Instructions for the task |
Copy every record exactly, and keep the pictures out.

Supplied information |
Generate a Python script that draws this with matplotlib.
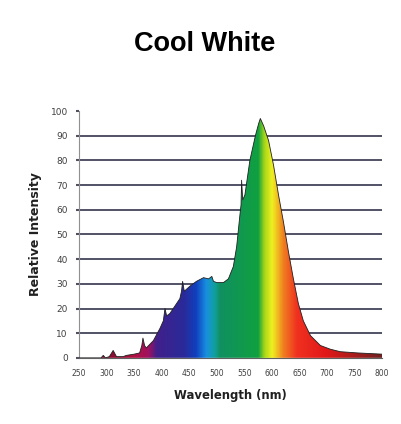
import numpy as np
import matplotlib
matplotlib.use("Agg")
import matplotlib.pyplot as plt
from matplotlib.colors import LinearSegmentedColormap
from matplotlib.patches import Polygon

# Spectrum data
wavelength = [250, 290, 294, 298, 305, 312, 318, 330, 336, 350, 360, 364, 366, 369, 372,
              385, 397, 403, 406, 409, 415, 421, 433, 436, 438, 441, 451, 463, 476, 485,
              491, 494, 500, 512, 521, 530, 536, 542, 544, 545, 547, 551, 560, 570, 576,
              579, 585, 594, 603, 612, 621, 630, 639, 648, 657, 670, 688, 706, 724, 755, 800]
intensity = [0, 0, 1, 0, 0.5, 3, 0.5, 0.5, 1, 1.5, 2, 5, 8, 5, 4,
             7, 12, 15, 20, 17, 18, 20, 24, 27, 31, 27, 29, 31, 32.5, 32,
             33, 31, 30.5, 30.5, 32, 37, 45, 58, 62, 72, 64, 66, 80, 90, 95,
             97, 94, 88, 78, 66, 55, 43, 32, 22, 15, 9, 5, 3.5, 2.5, 2, 1.5]

x_ticks = [250, 300, 350, 400, 450, 500, 550, 600, 650, 700, 750, 800]
y_ticks = [0, 10, 20, 30, 40, 50, 60, 70, 80, 90, 100]

title = "Cool White"
x_label = "Wavelength (nm)"
y_label = "Relative Intensity"

# color stops (wavelength, color)
stops_wl = [250, 350, 375, 390, 440, 462, 480, 495, 505, 575, 586, 600, 620, 645, 700, 800]
stops_c = ["#5a0a20", "#b01040", "#a01060", "#40208a", "#2a2a9a", "#1040c0", "#1890e0",
           "#10a0a0", "#109060", "#10a040", "#a8d818", "#f0f020", "#f08020", "#f03020",
           "#e01818", "#702020"]

fig = plt.figure(figsize=(4.01, 4.24), dpi=100)
ax = fig.add_axes([0.197, 0.156, 0.756, 0.582])

xmin, xmax = 250, 800
pos = [(w - xmin) / (xmax - xmin) for w in stops_wl]
cmap = LinearSegmentedColormap.from_list("spec", list(zip(pos, stops_c)))

for yv in y_ticks[1:-1]:
    ax.axhline(yv, color="#44445a", lw=1.3, zorder=1)

grad = np.linspace(0, 1, 600).reshape(1, -1)
im = ax.imshow(grad, extent=[xmin, xmax, 0, 100], aspect="auto", cmap=cmap, zorder=2,
               interpolation="bilinear")
verts = list(zip(wavelength, intensity)) + [(xmax, 0), (xmin, 0)]
poly = Polygon(verts, closed=True, transform=ax.transData, facecolor="none", edgecolor="none")
ax.add_patch(poly)
im.set_clip_path(poly)
ax.plot(wavelength, intensity, color="#202020", lw=0.6, zorder=3)

ax.set_xlim(xmin, xmax)
ax.set_ylim(0, 100)
ax.set_xticks(x_ticks)
ax.set_xticklabels([str(v) for v in x_ticks], fontsize=5.5, color="#404040")
ax.set_yticks(y_ticks)
ax.set_yticklabels([str(v) for v in y_ticks], fontsize=6.5, color="#404040")
ax.tick_params(axis="y", length=2, width=1.5, color="#505060", pad=6)
ax.tick_params(axis="x", length=0, pad=8)
for s in ["top", "right"]:
    ax.spines[s].set_visible(False)
ax.spines["left"].set_color("#909090")
ax.spines["left"].set_linewidth(0.8)
ax.spines["bottom"].set_color("#606060")
ax.spines["bottom"].set_linewidth(0.8)

ax.set_xlabel(x_label, fontsize=8.4, fontweight="bold", color="#202020", labelpad=8)
ax.set_ylabel(y_label, fontsize=9, fontweight="bold", color="#202020", labelpad=6)
fig.text(0.51, 0.897, title, ha="center", va="center", fontsize=19.5, fontweight="bold",
         family="Liberation Sans")

fig.savefig("out.png", dpi=100, facecolor="white")
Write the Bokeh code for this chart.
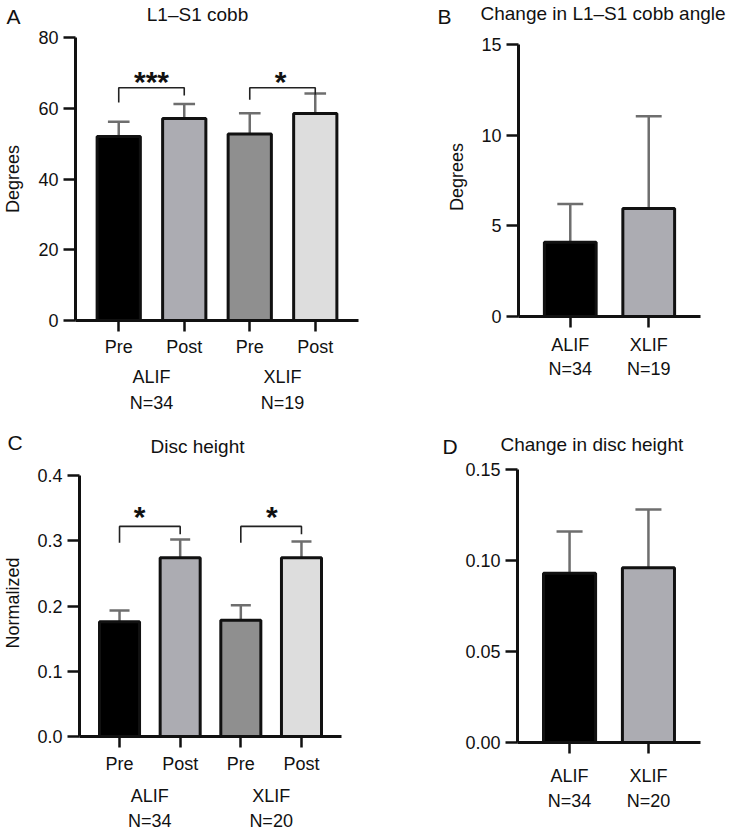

Solved exercise |
Generate a Python script that draws this with matplotlib.
import numpy as np
import matplotlib
matplotlib.use("Agg")
import matplotlib.pyplot as plt
from matplotlib.colors import LinearSegmentedColormap
from matplotlib.patches import Polygon

# Spectrum data
wavelength = [250, 290, 294, 298, 305, 312, 318, 330, 336, 350, 360, 364, 366, 369, 372,
              385, 397, 403, 406, 409, 415, 421, 433, 436, 438, 441, 451, 463, 476, 485,
              491, 494, 500, 512, 521, 530, 536, 542, 544, 545, 547, 551, 560, 570, 576,
              579, 585, 594, 603, 612, 621, 630, 639, 648, 657, 670, 688, 706, 724, 755, 800]
intensity = [0, 0, 1, 0, 0.5, 3, 0.5, 0.5, 1, 1.5, 2, 5, 8, 5, 4,
             7, 12, 15, 20, 17, 18, 20, 24, 27, 31, 27, 29, 31, 32.5, 32,
             33, 31, 30.5, 30.5, 32, 37, 45, 58, 62, 72, 64, 66, 80, 90, 95,
             97, 94, 88, 78, 66, 55, 43, 32, 22, 15, 9, 5, 3.5, 2.5, 2, 1.5]

x_ticks = [250, 300, 350, 400, 450, 500, 550, 600, 650, 700, 750, 800]
y_ticks = [0, 10, 20, 30, 40, 50, 60, 70, 80, 90, 100]

title = "Cool White"
x_label = "Wavelength (nm)"
y_label = "Relative Intensity"

# color stops (wavelength, color)
stops_wl = [250, 350, 375, 390, 440, 462, 480, 495, 505, 575, 586, 600, 620, 645, 700, 800]
stops_c = ["#5a0a20", "#b01040", "#a01060", "#40208a", "#2a2a9a", "#1040c0", "#1890e0",
           "#10a0a0", "#109060", "#10a040", "#a8d818", "#f0f020", "#f08020", "#f03020",
           "#e01818", "#702020"]

fig = plt.figure(figsize=(4.01, 4.24), dpi=100)
ax = fig.add_axes([0.197, 0.156, 0.756, 0.582])

xmin, xmax = 250, 800
pos = [(w - xmin) / (xmax - xmin) for w in stops_wl]
cmap = LinearSegmentedColormap.from_list("spec", list(zip(pos, stops_c)))

for yv in y_ticks[1:-1]:
    ax.axhline(yv, color="#44445a", lw=1.3, zorder=1)

grad = np.linspace(0, 1, 600).reshape(1, -1)
im = ax.imshow(grad, extent=[xmin, xmax, 0, 100], aspect="auto", cmap=cmap, zorder=2,
               interpolation="bilinear")
verts = list(zip(wavelength, intensity)) + [(xmax, 0), (xmin, 0)]
poly = Polygon(verts, closed=True, transform=ax.transData, facecolor="none", edgecolor="none")
ax.add_patch(poly)
im.set_clip_path(poly)
ax.plot(wavelength, intensity, color="#202020", lw=0.6, zorder=3)

ax.set_xlim(xmin, xmax)
ax.set_ylim(0, 100)
ax.set_xticks(x_ticks)
ax.set_xticklabels([str(v) for v in x_ticks], fontsize=5.5, color="#404040")
ax.set_yticks(y_ticks)
ax.set_yticklabels([str(v) for v in y_ticks], fontsize=6.5, color="#404040")
ax.tick_params(axis="y", length=2, width=1.5, color="#505060", pad=6)
ax.tick_params(axis="x", length=0, pad=8)
for s in ["top", "right"]:
    ax.spines[s].set_visible(False)
ax.spines["left"].set_color("#909090")
ax.spines["left"].set_linewidth(0.8)
ax.spines["bottom"].set_color("#606060")
ax.spines["bottom"].set_linewidth(0.8)

ax.set_xlabel(x_label, fontsize=8.4, fontweight="bold", color="#202020", labelpad=8)
ax.set_ylabel(y_label, fontsize=9, fontweight="bold", color="#202020", labelpad=6)
fig.text(0.51, 0.897, title, ha="center", va="center", fontsize=19.5, fontweight="bold",
         family="Liberation Sans")

fig.savefig("out.png", dpi=100, facecolor="white")
Write the Bokeh code for this chart.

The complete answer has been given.